The WordpieceTokenizer implements the WordPiece algorithm that greedily splits tokens into the longest matching subword pieces from the vocabulary, prefixing continuation pieces with "##". This enables handling of out-of-vocabulary words by decomposing them into known subword units.
Usage
Use this module for tokenizing text inputs before feeding them into any BERT model within the Bing BERT training or inference pipeline. It is the standard tokenization component required by all BERT model variants in this codebase.
Code Reference
Source Location
- Repository: Microsoft_DeepSpeedExamples
- File: training/bing_bert/pytorch_pretrained_bert/tokenization.py
- Lines: 1-386
Signature
def load_vocab(vocab_file)
def whitespace_tokenize(text)
class BertTokenizer(object):
def __init__(self, vocab_file, do_lower_case=True, max_len=None, never_split=("[UNK]", "[SEP]", "[PAD]", "[CLS]", "[MASK]"))
def tokenize(self, text)
def convert_tokens_to_ids(self, tokens)
def convert_ids_to_tokens(self, ids)
@classmethod
def from_pretrained(cls, pretrained_model_name, cache_dir=None, *inputs, **kwargs)

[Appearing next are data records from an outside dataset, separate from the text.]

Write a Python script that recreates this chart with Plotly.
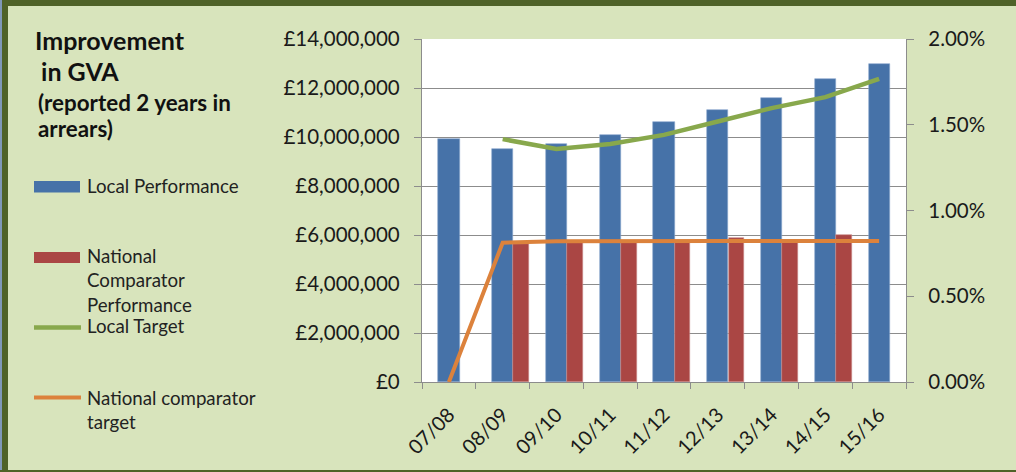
import plotly.graph_objects as go

# ---- data ----
years = ["07/08", "08/09", "09/10", "10/11", "11/12", "12/13", "13/14", "14/15", "15/16"]
local_performance = [9900000, 9500000, 9700000, 10100000, 10600000, 11100000, 11600000, 12350000, 13000000]
national_performance = [None, 5650000, 5750000, 5750000, 5750000, 5870000, 5750000, 6000000, None]
local_target = [None, 0.01416, 0.01359, 0.01388, 0.01441, 0.01519, 0.01597, 0.01661, 0.01768]
national_target = [0.0, 0.00812, 0.00820, 0.00822, 0.00822, 0.00822, 0.00822, 0.00822, 0.00822]

title_lines = ["Improvement", " in GVA", "(reported 2 years in", "arrears)"]
legend_names = ["Local Performance", "National<br>Comparator<br>Performance", "Local Target",
                "National comparator<br>target"]

# ---- style ----
BLUE = "#4672A8"
RED = "#AA4644"
GREEN = "#88A84C"
ORANGE = "#DC823C"
BG = "#D8E4BC"
BORDER = "#4F6228"
GRID = "#8C8C8C"
FONT = "Lato"
W, H = 1016, 472
L, R, T, B = 422, 906, 39, 382


def px(x):
    return (x - L) / (R - L)


def py(y):
    return (B - y) / (B - T)


fig = go.Figure()
fig.add_trace(go.Bar(x=years, y=local_performance, name="Local Performance",
                     marker=dict(color=BLUE, line=dict(width=0.6, color="#8AA6CC")),
                     offset=-0.197, width=0.395, showlegend=False))
fig.add_trace(go.Bar(x=years, y=national_performance, name="National Comparator Performance",
                     marker=dict(color=RED, line=dict(width=0.6, color="#C98A88")),
                     offset=0.2, width=0.29, showlegend=False))
fig.add_trace(go.Scatter(x=years, y=local_target, name="Local Target", yaxis="y2",
                         mode="lines", line=dict(color=GREEN, width=4.5), showlegend=False))
fig.add_trace(go.Scatter(x=years, y=national_target, name="National comparator target", yaxis="y2",
                         mode="lines", line=dict(color=ORANGE, width=4), showlegend=False))

shapes = [
    # frame border
    dict(type="rect", xref="paper", yref="paper", x0=px(-5), x1=px(W + 10), y0=py(6), y1=py(-10),
         fillcolor=BORDER, line=dict(width=0), layer="above"),
    dict(type="rect", xref="paper", yref="paper", x0=px(2), x1=px(8), y0=py(W), y1=py(-10),
         fillcolor=BORDER, line=dict(width=0), layer="above"),
    dict(type="rect", xref="paper", yref="paper", x0=px(-5), x1=px(2), y0=py(W), y1=py(-10),
         fillcolor="#7F97B8", line=dict(width=0), layer="above"),
    dict(type="rect", xref="paper", yref="paper", x0=px(0), x1=px(W + 10), y0=py(480), y1=py(470),
         fillcolor=BORDER, line=dict(width=0), layer="above"),
    # legend swatches
    dict(type="rect", xref="paper", yref="paper", x0=px(34), x1=px(80), y0=py(192.5), y1=py(181),
         fillcolor=BLUE, line=dict(width=0)),
    dict(type="rect", xref="paper", yref="paper", x0=px(34), x1=px(80), y0=py(263), y1=py(252),
         fillcolor=RED, line=dict(width=0)),
    dict(type="line", xref="paper", yref="paper", x0=px(34), x1=px(81), y0=py(327.5), y1=py(327.5),
         line=dict(color=GREEN, width=4.5)),
    dict(type="line", xref="paper", yref="paper", x0=px(34), x1=px(81), y0=py(397.5), y1=py(397.5),
         line=dict(color=ORANGE, width=4)),
]

annotations = []
title_pos = [(33, 40, 25), (33, 71, 25), (36, 102, 22.4), (36, 128, 22.4)]
for text, (x, y, s) in zip(title_lines, title_pos):
    annotations.append(dict(text="<b>" + text.replace(" ", "&nbsp;") + "</b>", x=px(x), y=py(y),
                            xref="paper", yref="paper", xanchor="left", yanchor="middle",
                            showarrow=False, font=dict(family=FONT, size=s, color="#111111")))

legend_pos = [(85, 186), (85, 280.5), (85, 326), (85, 409.5)]
for text, (x, y) in zip(legend_names, legend_pos):
    annotations.append(dict(text=text, x=px(x), y=py(y), xref="paper", yref="paper",
                            xanchor="left", yanchor="middle", align="left", showarrow=False,
                            font=dict(family=FONT, size=18.7, color="#222222")))

fig.update_layout(
    width=W, height=H,
    margin=dict(l=L, r=W - R, t=T, b=H - B, pad=0, autoexpand=False),
    paper_bgcolor=BG, plot_bgcolor="white",
    font=dict(family=FONT, size=20.5, color="#1a1a1a"),
    bargap=0, barmode="overlay",
    shapes=shapes, annotations=annotations,
    xaxis=dict(type="category", tickson="boundaries", showgrid=False, ticks="outside",
               ticklen=6, tickcolor=GRID, showline=True, linecolor=GRID, linewidth=1.3,
               tickangle=-45, tickfont=dict(size=20), range=[-0.5, 8.5], mirror=False,
               ticklabelstandoff=12, ticklabelshift=0, automargin=False),
    yaxis=dict(range=[0, 14000000], dtick=2000000, tickprefix="£", tickformat=",d",
               showgrid=True, gridcolor=GRID, gridwidth=1.2, ticks="outside", ticklen=7,
               tickcolor=GRID, showline=True, linecolor=GRID, linewidth=1.3,
               tickfont=dict(size=20.5), ticklabelstandoff=10, zeroline=False, automargin=False),
    yaxis2=dict(range=[0, 0.02], dtick=0.005, tickformat=".2%", overlaying="y", side="right",
                showgrid=False, ticks="outside", ticklen=7, tickcolor=GRID, showline=True,
                linecolor=GRID, linewidth=1.3, tickfont=dict(size=20.5), ticklabelstandoff=10,
                zeroline=False, automargin=False),
    showlegend=False,
)

fig.write_html("out.html", config={"displayModeBar": False},
               post_script="document.body.style.margin='0';")
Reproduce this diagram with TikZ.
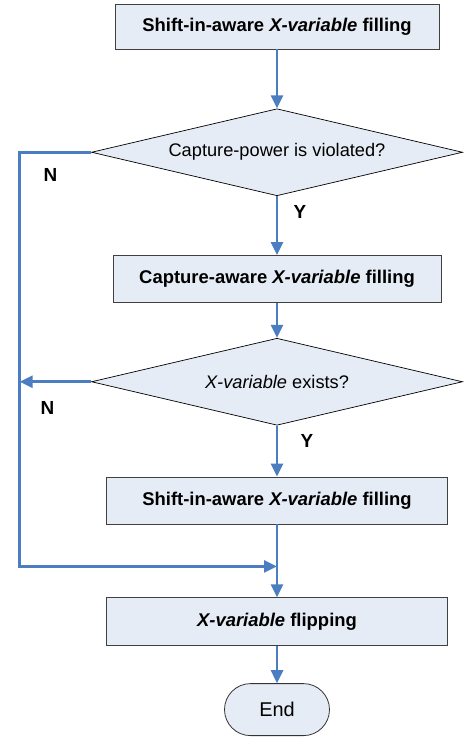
\documentclass[tikz,border=0pt]{standalone}
\usepackage{fontspec}
\setmainfont{Liberation Sans}
\usetikzlibrary{shapes.geometric,arrows.meta,positioning}
\definecolor{boxfill}{RGB}{230,236,246}
\definecolor{arrowblue}{RGB}{74,126,193}

\begin{document}
\begin{tikzpicture}[x=1bp, y=1bp,
  box/.style={rectangle, draw=black!75, fill=boxfill, line width=0.8bp,
              inner sep=0pt, minimum height=47bp,
              font=\fontsize{18.5}{22}\selectfont\bfseries},
  dec/.style={diamond, aspect=4.26, draw=black, fill=boxfill, line width=0.7bp,
              inner sep=0pt, minimum width=371bp, minimum height=87bp,
              font=\fontsize{18.3}{22}\selectfont},
  term/.style={rectangle, rounded corners=26bp, draw=black!80, fill=boxfill,
               line width=0.8bp, minimum width=105bp, minimum height=52bp,
               font=\fontsize{20}{24}\selectfont},
  lbl/.style={font=\fontsize{19}{22}\selectfont\bfseries},
  arr/.style={-{Triangle[length=13bp,width=12bp]}, draw=arrowblue,
              line width=2.6bp}]
\useasboundingbox (0,0) rectangle (467,-738);
\node[box, minimum width=324bp, minimum height=45bp] (fill1) at (277,-26.5)
  {Shift-in-aware \textit{X-variable} filling};
\node[dec, below=59bp of fill1] (viol) {Capture-power is violated?};
\node[box, below=59bp of viol, minimum width=328bp] (fill2)
  {Capture-aware \textit{X-variable} filling};
\node[dec, below=35bp of fill2] (exist) {\textit{X-variable} exists?};
\node[box, below=51bp of exist, minimum width=341bp] (fill3)
  {Shift-in-aware \textit{X-variable} filling};
\node[box, below=73bp of fill3, minimum width=341bp, minimum height=48bp] (flip)
  {\textit{X-variable} flipping};
\node[term, below=37bp of flip] (end) {End};
\coordinate (left) at ([xshift=-71.5bp]viol.west);
\coordinate (merge) at ([yshift=-42bp]fill3.south);
\draw[arr] (fill1) -- (viol);
\draw[arr] (viol) -- node[lbl, pos=0.27, right=12bp]{Y} (fill2);
\draw[arr] (fill2) -- (exist);
\draw[arr] (exist) -- node[lbl, pos=0.31, right=19bp]{Y} (fill3);
\draw[arr] (fill3) -- (flip);
\draw[arr] (flip) -- (end);
\draw[arr] (viol.west) -- node[lbl, below=12bp, xshift=-5bp]{N} (left) |- (merge);
\draw[arr] (exist.west) -- node[lbl, below=15bp, xshift=-8bp]{N}
  (exist.west -| left);
\end{tikzpicture}
\end{document}
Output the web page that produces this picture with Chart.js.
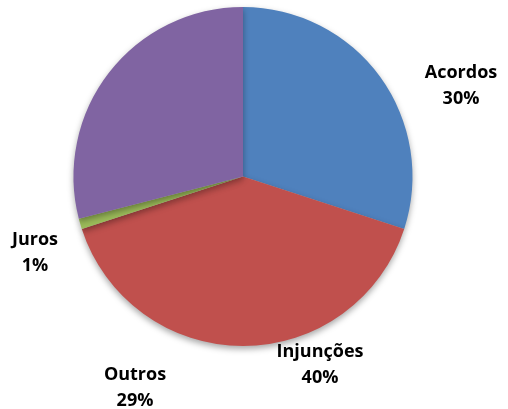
<!DOCTYPE html>
<html>
<head>
<meta charset="utf-8">
<script src="https://cdn.jsdelivr.net/npm/chart.js@4"></script>
<style>
  body { margin: 0; background: #fff; }
  #caixa { width: 508px; height: 409px; }
</style>
</head>
<body>
<div id="caixa"><canvas id="grafico_pizza"></canvas></div>
<script>
var categorias = ['Acordos', 'Injunções', 'Juros', 'Outros'];
var valores = [30, 40, 1, 29];
var cores = ['#4F81BD', '#C0504D', '#9BBB59', '#8064A2'];

// posicao dos rotulos como no original (centro do texto)
var posRotulos = [[461, 86], [320, 365], [35, 253], [135, 388]];

const rotulos = {
    id: 'rotulos',
    beforeDatasetsDraw(chart) {
        const ctx = chart.ctx;
        ctx.save();
        ctx.shadowColor = 'rgba(0,0,0,0.35)';
        ctx.shadowBlur = 6;
        ctx.shadowOffsetY = 3;
    },
    afterDatasetsDraw(chart) {
        const ctx = chart.ctx;
        ctx.restore();
        ctx.save();
        ctx.fillStyle = '#000';
        ctx.font = 'bold 18px "Open Sans", Lato, sans-serif';
        ctx.textAlign = 'center';
        ctx.textBaseline = 'middle';
        for (var i = 0; i < categorias.length; i++) {
            var p = posRotulos[i];
            ctx.fillText(categorias[i], p[0], p[1] - 13);
            ctx.fillText(valores[i] + '%', p[0], p[1] + 13);
        }
        ctx.restore();
    }
};

new Chart(document.getElementById('grafico_pizza'), {
    type: 'pie',
    data: {
        labels: categorias,
        datasets: [{
            data: valores,
            backgroundColor: cores,
            borderWidth: 0
        }]
    },
    options: {
        responsive: true,
        maintainAspectRatio: false,
        animation: false,
        layout: { padding: { left: 73, right: 95, top: 7, bottom: 63 } },
        plugins: {
            legend: { display: false },
            tooltip: { enabled: false }
        }
    },
    plugins: [rotulos]
});
</script>
</body>
</html>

class BasicTokenizer(object):
def __init__(self, do_lower_case=True, never_split=("[UNK]", "[SEP]", "[PAD]", "[CLS]", "[MASK]"))
def tokenize(self, text)
class WordpieceTokenizer(object):
def __init__(self, vocab, unk_token="[UNK]", max_input_chars_per_word=200)
def tokenize(self, text)
Import
from pytorch_pretrained_bert.tokenization import BertTokenizer, BasicTokenizer, WordpieceTokenizer
I/O Contract
Inputs
| Name | Type | Required | Description |
|---|---|---|---|
| vocab_file | str | Yes | Path to vocabulary file or pretrained model name |
| text | str | Yes | Raw text string to tokenize |
| do_lower_case | bool | No | Whether to lowercase input text, default True |
| max_len | int | No | Maximum sequence length, raises error if exceeded |
| never_split | tuple | No | Special tokens to never split during tokenization |
Outputs
| Name | Type | Description |
|---|---|---|
| tokens | list[str] | List of WordPiece tokens from tokenize() |
| ids | list[int] | List of vocabulary indices from convert_tokens_to_ids() |
| vocab | OrderedDict | Token-to-index mapping loaded from vocabulary file |
Usage Examples
from pytorch_pretrained_bert.tokenization import BertTokenizer
# Load from pretrained model name
tokenizer = BertTokenizer.from_pretrained('bert-base-uncased')
# Tokenize text
tokens = tokenizer.tokenize("Hello, how are you?")
# ['hello', ',', 'how', 'are', 'you', '?']
# Convert to IDs
ids = tokenizer.convert_tokens_to_ids(tokens)
# Convert back to tokens
recovered_tokens = tokenizer.convert_ids_to_tokens(ids)